Reopening as the patch is reverted

This revision is now accepted and ready to land.Jul 6 2020, 6:05 PM
rupprecht requested changes to this revision.Jul 6 2020, 6:09 PM

I guess I should also request changes since there's a crash :)

This revision now requires changes to proceed.Jul 6 2020, 6:09 PM
anwel updated this revision to Diff 276391.Jul 8 2020, 5:48 AM

Hi, there was a bug concerning the location at which the new getelementptr instruction would be generated, thanks for catching this.
I have fixed the bug and derived a LoopVectorize test case from your C example.

dmgreen added inline comments.Jul 8 2020, 7:51 AM

Latch might be a better name here.


I think if you use x86 as a target (and needs it for the costing), the test needs to go into test/Transforms/LoopVectorize/X86 in case the target is not compiled in.


Also some of this might be able to be cleaned up, like the local_unnamed_addr, the metadata and all/most(?) of the attributes.

fhahn added inline comments.Jul 8 2020, 7:57 AM

It looks like the options above actually force vectorization with a certain factor. In that case, it Is probably best to remove the triple.

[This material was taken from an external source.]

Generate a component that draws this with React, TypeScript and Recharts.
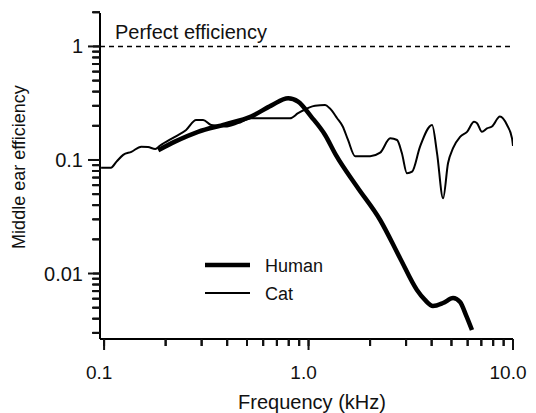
import React from 'react';
import {
  LineChart,
  Line,
  XAxis,
  YAxis,
  ReferenceLine,
  Legend
} from 'recharts';

// Frequency (kHz) and efficiency
const humanFreq = [0.184, 0.222, 0.288, 0.391, 0.523, 0.656, 0.795, 0.889, 1.03, 1.205, 1.36, 1.73, 2.24, 2.8, 3.39, 3.71, 4.06, 4.55, 5.09, 5.51, 5.89, 6.3];
const humanEff = [0.122, 0.145, 0.177, 0.206, 0.241, 0.301, 0.35, 0.327, 0.241, 0.166, 0.111, 0.0578, 0.0296, 0.0137, 0.00716, 0.00585, 0.00518, 0.0055, 0.00608, 0.00561, 0.0043, 0.00318];

const catFreq = [0.0967, 0.108, 0.115, 0.124, 0.136, 0.152, 0.164, 0.178, 0.188, 0.222, 0.252, 0.282, 0.305, 0.334, 0.391, 0.452, 0.523, 0.613, 0.812, 0.889, 1.076, 1.205, 1.27, 1.38, 1.47, 1.56, 1.69, 2.0, 2.24, 2.51, 2.71, 2.86, 3.03, 3.21, 3.51, 4.02, 4.25, 4.55, 4.81, 5.09, 5.51, 5.96, 6.45, 6.67, 7.05, 7.46, 7.89, 8.63, 9.35, 9.89, 10];
const catEff = [0.0855, 0.0855, 0.0966, 0.111, 0.118, 0.131, 0.13, 0.125, 0.134, 0.16, 0.184, 0.225, 0.225, 0.203, 0.197, 0.211, 0.233, 0.233, 0.233, 0.258, 0.301, 0.305, 0.285, 0.233, 0.197, 0.15, 0.108, 0.108, 0.116, 0.155, 0.15, 0.115, 0.0763, 0.0789, 0.131, 0.203, 0.115, 0.046, 0.0935, 0.127, 0.16, 0.177, 0.217, 0.211, 0.177, 0.19, 0.197, 0.241, 0.203, 0.155, 0.133];

const xTicks = [0.1, 0.2, 0.3, 0.4, 0.5, 0.6, 0.7, 0.8, 0.9, 1, 2, 3, 4, 5, 6, 7, 8, 9, 10];
const xMajor = [0.1, 1, 10];
const xLabels = ['0.1', '1.0', '10.0'];

const yTicks = [0.003, 0.004, 0.005, 0.006, 0.007, 0.008, 0.009, 0.01, 0.02, 0.03, 0.04, 0.05, 0.06, 0.07, 0.08, 0.09, 0.1, 0.2, 0.3, 0.4, 0.5, 0.6, 0.7, 0.8, 0.9, 1, 2];
const yMajor = [0.01, 0.1, 1];
const yLabels = ['0.01', '0.1', '1'];

const humanData = humanFreq.map((f, i) => ({ f, e: humanEff[i] }));
const catData = catFreq.map((f, i) => ({ f, e: catEff[i] }));

const FONT = '"Liberation Sans", Arial, Helvetica, sans-serif';
const SHIFT = 7;
const TICK = '#111';

// x/y arrive shifted by tickSize away from the axis line; marks drawn as rects
const XTick = ({ x, y, payload }: any) => {
  const idx = xMajor.indexOf(payload.value);
  const major = idx >= 0;
  return (
    <g>
      <rect x={x - 1} y={y - SHIFT} width={2} height={major ? 11 : 7} fill={TICK} />
      {major && (
        <text x={x - 5} y={y + 33} textAnchor="middle" fontSize={19} fontFamily={FONT} fill="#111">
          {xLabels[idx]}
        </text>
      )}
    </g>
  );
};

const YTick = ({ x, y, payload }: any) => {
  const idx = yMajor.indexOf(payload.value);
  const major = idx >= 0;
  const len = major ? 12 : 8;
  return (
    <g>
      <rect x={x + SHIFT - len} y={y - 1} width={len} height={2} fill={TICK} />
      {major && (
        <text x={x - 10} y={y + 7} textAnchor="end" fontSize={20} fontFamily={FONT} fill="#111">
          {yLabels[idx]}
        </text>
      )}
    </g>
  );
};

const LegendBox = () => (
  <svg width={140} height={56}>
    <line x1={0} x2={45} y1={13} y2={13} stroke="#000" strokeWidth={4.5} />
    <text x={60} y={19.5} fontSize={18} fontFamily={FONT} fill="#111">Human</text>
    <line x1={0} x2={45} y1={41} y2={41} stroke="#000" strokeWidth={2} />
    <text x={60} y={47.5} fontSize={18} fontFamily={FONT} fill="#111">Cat</text>
  </svg>
);

export default function App() {
  return (
    <div style={{ position: 'absolute', left: 0, top: 0 }}>
      <LineChart width={536} height={413} margin={{ top: 13, right: 23, bottom: 0, left: 0 }}>
        <XAxis
          type="number"
          dataKey="f"
          scale="log"
          domain={[0.0955, 10]}
          allowDataOverflow
          ticks={xTicks}
          interval={0}
          tick={XTick}
          tickLine={{ stroke: '#000', strokeWidth: 2 }}
          tickSize={SHIFT}
          tickMargin={0}
          height={74}
          axisLine={{ stroke: '#000', strokeWidth: 2 }}
          label={{
            content: () => (
              <text x={312} y={409} textAnchor="middle" fontSize={20} fontFamily={FONT} fill="#111">
                Frequency (kHz)
              </text>
            )
          }}
        />
        <YAxis
          type="number"
          dataKey="e"
          scale="log"
          domain={[0.00265, 1.97]}
          allowDataOverflow
          ticks={yTicks}
          interval={0}
          tick={YTick}
          tickLine={{ stroke: '#000', strokeWidth: 2 }}
          tickSize={SHIFT}
          tickMargin={0}
          width={100}
          axisLine={{ stroke: '#000', strokeWidth: 2 }}
          label={{
            content: () => (
              <text
                transform="translate(19,167) rotate(-90)"
                textAnchor="middle"
                dominantBaseline="central"
                fontSize={18}
                fontFamily={FONT}
                fill="#111"
              >
                Middle ear efficiency
              </text>
            )
          }}
        />
        <ReferenceLine
          y={1}
          stroke="#000"
          strokeWidth={1.5}
          strokeDasharray="5 4"
          label={{
            content: ({ viewBox }: any) => (
              <text x={viewBox.x + 15} y={viewBox.y - 7} fontSize={20} fontFamily={FONT} fill="#111">
                Perfect efficiency
              </text>
            )
          }}
        />
        <Legend
          layout="vertical"
          align="center"
          verticalAlign="middle"
          content={<LegendBox />}
          wrapperStyle={{ left: 205, top: 252, width: 140, height: 56 }}
        />
        <Line
          data={catData}
          dataKey="e"
          name="Cat"
          type="monotone"
          stroke="#000"
          strokeWidth={2}
          dot={false}
          isAnimationActive={false}
        />
        <Line
          data={humanData}
          dataKey="e"
          name="Human"
          type="monotone"
          stroke="#000"
          strokeWidth={4.5}
          dot={false}
          isAnimationActive={false}
        />
      </LineChart>
    </div>
  );
}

I'd also consider just checking the loop-vectorize output (without -dce -instcombine), if it is not too messy, as it makes the test more prone to break when something changes in instcombine. Also, it might be possible to only specifically check the IR related to the generated induction, rather than autogenerating the checks, which include a lot of relatively irrelevant stuff.

anwel updated this revision to Diff 276970.Fri, Jul 10, 3:03 AM
anwel marked 6 inline comments as done.

Revisited the new test to make it cleaner.


I thought it did need the target information to behave in the right way, but apparently I was mistaken - so no relocation necessary, I removed the target.


Thanks for the feedback, I don't have much experience writing opt tests so your advice is very welcome.

I have removed the triple and the meta data, after checking that we don't need them, and reduced the checks to, vector.body and the loop latch that changes the induction variable.


Should be a lot cleaner now.

dmgreen accepted this revision.Tue, Jul 14, 2:50 AM

Thanks. This LGTM.

Perhaps wait a few days until after the branch is taken though, to be on the safe side.

This revision was not accepted when it landed; it landed in state Needs Review.Fri, Jul 17, 5:35 AM
This revision was automatically updated to reflect the committed changes.